- [Stored data]:
==========

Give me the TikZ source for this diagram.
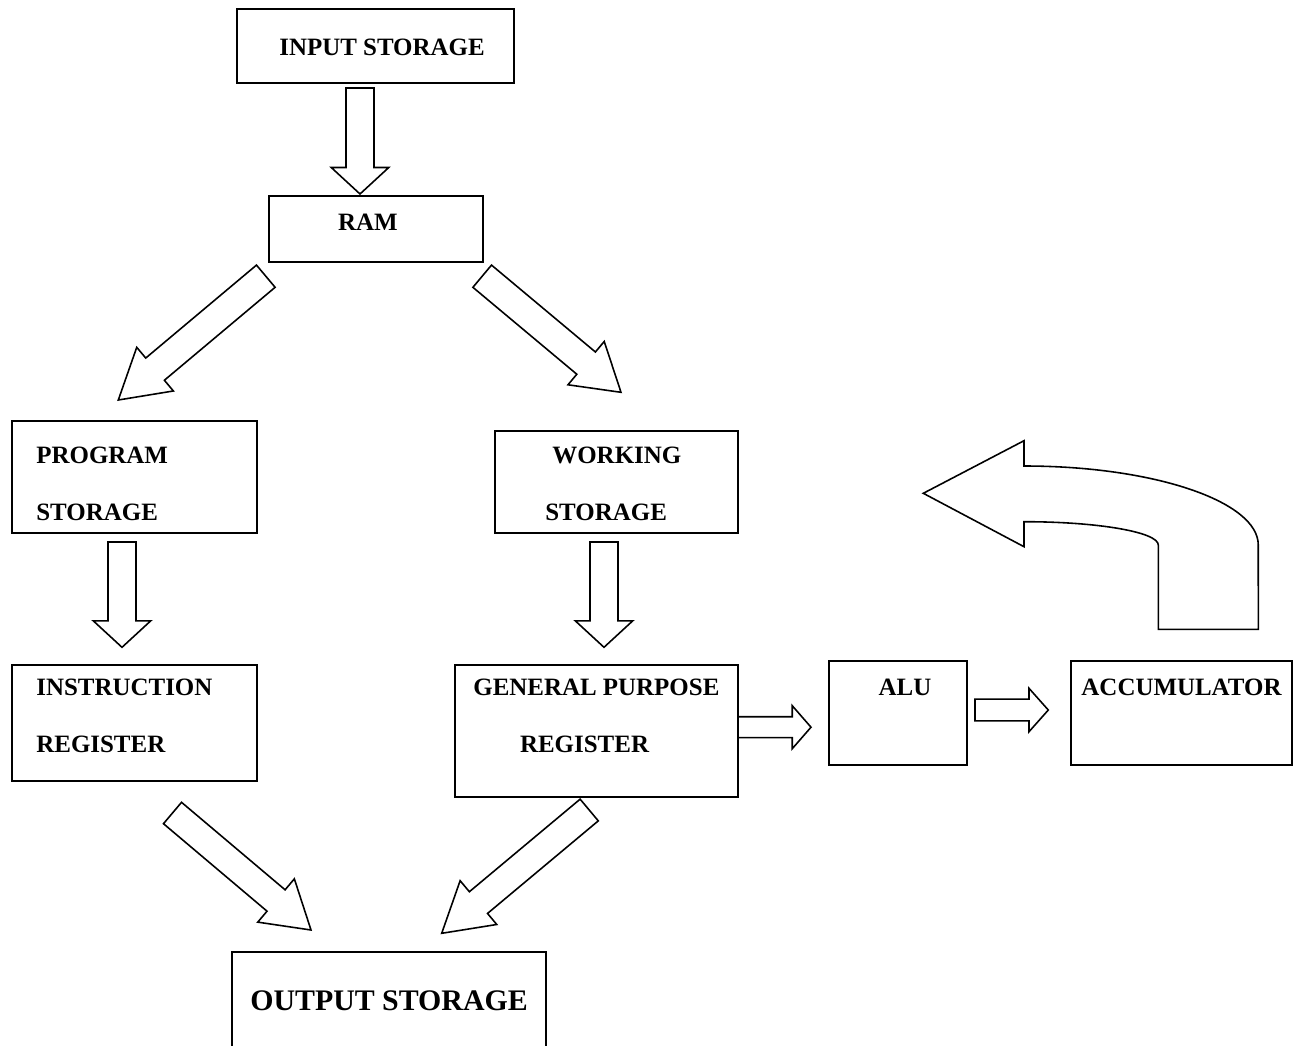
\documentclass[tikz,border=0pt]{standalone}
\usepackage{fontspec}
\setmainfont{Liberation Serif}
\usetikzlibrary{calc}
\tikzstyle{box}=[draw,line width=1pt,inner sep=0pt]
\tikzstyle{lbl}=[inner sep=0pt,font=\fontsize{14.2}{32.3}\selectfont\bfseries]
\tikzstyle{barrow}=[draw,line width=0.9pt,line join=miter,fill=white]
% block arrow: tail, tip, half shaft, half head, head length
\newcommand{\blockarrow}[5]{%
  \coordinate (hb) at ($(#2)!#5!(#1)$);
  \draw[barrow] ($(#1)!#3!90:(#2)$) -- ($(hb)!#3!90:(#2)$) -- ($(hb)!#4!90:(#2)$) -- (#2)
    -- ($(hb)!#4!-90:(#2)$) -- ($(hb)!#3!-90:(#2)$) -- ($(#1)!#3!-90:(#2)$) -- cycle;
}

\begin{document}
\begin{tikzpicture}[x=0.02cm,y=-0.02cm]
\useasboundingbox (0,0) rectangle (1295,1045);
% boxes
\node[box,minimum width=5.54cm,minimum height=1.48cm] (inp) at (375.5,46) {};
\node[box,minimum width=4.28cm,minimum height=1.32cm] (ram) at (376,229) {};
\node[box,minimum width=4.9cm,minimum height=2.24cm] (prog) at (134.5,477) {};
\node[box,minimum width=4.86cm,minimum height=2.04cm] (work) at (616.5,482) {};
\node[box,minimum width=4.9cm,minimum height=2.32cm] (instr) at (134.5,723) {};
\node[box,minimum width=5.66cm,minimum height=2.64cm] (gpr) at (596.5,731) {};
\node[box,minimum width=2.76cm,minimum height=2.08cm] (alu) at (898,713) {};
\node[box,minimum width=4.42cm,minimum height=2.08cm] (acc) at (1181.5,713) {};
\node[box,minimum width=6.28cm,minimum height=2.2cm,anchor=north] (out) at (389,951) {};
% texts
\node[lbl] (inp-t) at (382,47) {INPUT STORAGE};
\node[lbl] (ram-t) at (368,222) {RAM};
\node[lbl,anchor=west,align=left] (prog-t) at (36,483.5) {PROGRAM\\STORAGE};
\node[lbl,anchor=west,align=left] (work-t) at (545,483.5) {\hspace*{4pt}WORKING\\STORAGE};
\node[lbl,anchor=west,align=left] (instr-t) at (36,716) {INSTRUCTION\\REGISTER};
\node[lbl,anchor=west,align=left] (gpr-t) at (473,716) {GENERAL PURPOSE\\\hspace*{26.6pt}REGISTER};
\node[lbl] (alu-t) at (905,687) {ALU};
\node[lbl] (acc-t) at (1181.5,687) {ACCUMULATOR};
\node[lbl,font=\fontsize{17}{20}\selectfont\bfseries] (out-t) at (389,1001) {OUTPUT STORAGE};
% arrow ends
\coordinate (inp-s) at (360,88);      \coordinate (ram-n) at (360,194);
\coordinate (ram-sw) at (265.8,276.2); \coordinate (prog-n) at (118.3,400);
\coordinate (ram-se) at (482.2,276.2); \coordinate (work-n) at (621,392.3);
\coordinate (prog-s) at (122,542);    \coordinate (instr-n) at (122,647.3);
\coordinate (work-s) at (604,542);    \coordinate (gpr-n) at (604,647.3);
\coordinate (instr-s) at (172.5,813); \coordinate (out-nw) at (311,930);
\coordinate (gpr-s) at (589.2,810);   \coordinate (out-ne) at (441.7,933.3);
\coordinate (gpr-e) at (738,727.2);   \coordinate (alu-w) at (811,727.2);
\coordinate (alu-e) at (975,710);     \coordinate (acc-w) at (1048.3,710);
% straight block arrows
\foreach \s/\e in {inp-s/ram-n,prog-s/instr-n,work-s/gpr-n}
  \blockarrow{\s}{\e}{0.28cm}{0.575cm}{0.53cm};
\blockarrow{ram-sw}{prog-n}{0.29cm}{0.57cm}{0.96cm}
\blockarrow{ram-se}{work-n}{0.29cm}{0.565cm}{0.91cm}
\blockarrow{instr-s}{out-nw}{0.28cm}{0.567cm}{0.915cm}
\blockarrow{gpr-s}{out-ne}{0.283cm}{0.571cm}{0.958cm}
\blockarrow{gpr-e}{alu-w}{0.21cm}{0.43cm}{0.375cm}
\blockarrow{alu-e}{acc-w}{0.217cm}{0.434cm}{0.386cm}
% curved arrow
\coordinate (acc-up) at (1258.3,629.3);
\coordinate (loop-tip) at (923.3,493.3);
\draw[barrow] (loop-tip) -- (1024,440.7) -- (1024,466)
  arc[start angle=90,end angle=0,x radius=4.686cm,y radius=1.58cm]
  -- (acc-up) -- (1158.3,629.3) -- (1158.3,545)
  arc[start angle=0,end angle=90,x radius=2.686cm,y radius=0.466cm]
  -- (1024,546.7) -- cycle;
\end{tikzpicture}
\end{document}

==========

- [What the exercise asks]:
Without the pictures, write out all of the material exactly.

- [Reply]:
Give me the TikZ source for this diagram.
\documentclass[tikz,border=0pt]{standalone}
\usepackage{fontspec}
\setmainfont{Liberation Serif}
\usetikzlibrary{calc}
\tikzstyle{box}=[draw,line width=1pt,inner sep=0pt]
\tikzstyle{lbl}=[inner sep=0pt,font=\fontsize{14.2}{32.3}\selectfont\bfseries]
\tikzstyle{barrow}=[draw,line width=0.9pt,line join=miter,fill=white]
% block arrow: tail, tip, half shaft, half head, head length
\newcommand{\blockarrow}[5]{%
  \coordinate (hb) at ($(#2)!#5!(#1)$);
  \draw[barrow] ($(#1)!#3!90:(#2)$) -- ($(hb)!#3!90:(#2)$) -- ($(hb)!#4!90:(#2)$) -- (#2)
    -- ($(hb)!#4!-90:(#2)$) -- ($(hb)!#3!-90:(#2)$) -- ($(#1)!#3!-90:(#2)$) -- cycle;
}

\begin{document}
\begin{tikzpicture}[x=0.02cm,y=-0.02cm]
\useasboundingbox (0,0) rectangle (1295,1045);
% boxes
\node[box,minimum width=5.54cm,minimum height=1.48cm] (inp) at (375.5,46) {};
\node[box,minimum width=4.28cm,minimum height=1.32cm] (ram) at (376,229) {};
\node[box,minimum width=4.9cm,minimum height=2.24cm] (prog) at (134.5,477) {};
\node[box,minimum width=4.86cm,minimum height=2.04cm] (work) at (616.5,482) {};
\node[box,minimum width=4.9cm,minimum height=2.32cm] (instr) at (134.5,723) {};
\node[box,minimum width=5.66cm,minimum height=2.64cm] (gpr) at (596.5,731) {};
\node[box,minimum width=2.76cm,minimum height=2.08cm] (alu) at (898,713) {};
\node[box,minimum width=4.42cm,minimum height=2.08cm] (acc) at (1181.5,713) {};
\node[box,minimum width=6.28cm,minimum height=2.2cm,anchor=north] (out) at (389,951) {};
% texts
\node[lbl] (inp-t) at (382,47) {INPUT STORAGE};
\node[lbl] (ram-t) at (368,222) {RAM};
\node[lbl,anchor=west,align=left] (prog-t) at (36,483.5) {PROGRAM\\STORAGE};
\node[lbl,anchor=west,align=left] (work-t) at (545,483.5) {\hspace*{4pt}WORKING\\STORAGE};
\node[lbl,anchor=west,align=left] (instr-t) at (36,716) {INSTRUCTION\\REGISTER};
\node[lbl,anchor=west,align=left] (gpr-t) at (473,716) {GENERAL PURPOSE\\\hspace*{26.6pt}REGISTER};
\node[lbl] (alu-t) at (905,687) {ALU};
\node[lbl] (acc-t) at (1181.5,687) {ACCUMULATOR};
\node[lbl,font=\fontsize{17}{20}\selectfont\bfseries] (out-t) at (389,1001) {OUTPUT STORAGE};
% arrow ends
\coordinate (inp-s) at (360,88);      \coordinate (ram-n) at (360,194);
\coordinate (ram-sw) at (265.8,276.2); \coordinate (prog-n) at (118.3,400);
\coordinate (ram-se) at (482.2,276.2); \coordinate (work-n) at (621,392.3);
\coordinate (prog-s) at (122,542);    \coordinate (instr-n) at (122,647.3);
\coordinate (work-s) at (604,542);    \coordinate (gpr-n) at (604,647.3);
\coordinate (instr-s) at (172.5,813); \coordinate (out-nw) at (311,930);
\coordinate (gpr-s) at (589.2,810);   \coordinate (out-ne) at (441.7,933.3);
\coordinate (gpr-e) at (738,727.2);   \coordinate (alu-w) at (811,727.2);
\coordinate (alu-e) at (975,710);     \coordinate (acc-w) at (1048.3,710);
% straight block arrows
\foreach \s/\e in {inp-s/ram-n,prog-s/instr-n,work-s/gpr-n}
  \blockarrow{\s}{\e}{0.28cm}{0.575cm}{0.53cm};
\blockarrow{ram-sw}{prog-n}{0.29cm}{0.57cm}{0.96cm}
\blockarrow{ram-se}{work-n}{0.29cm}{0.565cm}{0.91cm}
\blockarrow{instr-s}{out-nw}{0.28cm}{0.567cm}{0.915cm}
\blockarrow{gpr-s}{out-ne}{0.283cm}{0.571cm}{0.958cm}
\blockarrow{gpr-e}{alu-w}{0.21cm}{0.43cm}{0.375cm}
\blockarrow{alu-e}{acc-w}{0.217cm}{0.434cm}{0.386cm}
% curved arrow
\coordinate (acc-up) at (1258.3,629.3);
\coordinate (loop-tip) at (923.3,493.3);
\draw[barrow] (loop-tip) -- (1024,440.7) -- (1024,466)
  arc[start angle=90,end angle=0,x radius=4.686cm,y radius=1.58cm]
  -- (acc-up) -- (1158.3,629.3) -- (1158.3,545)
  arc[start angle=0,end angle=90,x radius=2.686cm,y radius=0.466cm]
  -- (1024,546.7) -- cycle;
\end{tikzpicture}
\end{document}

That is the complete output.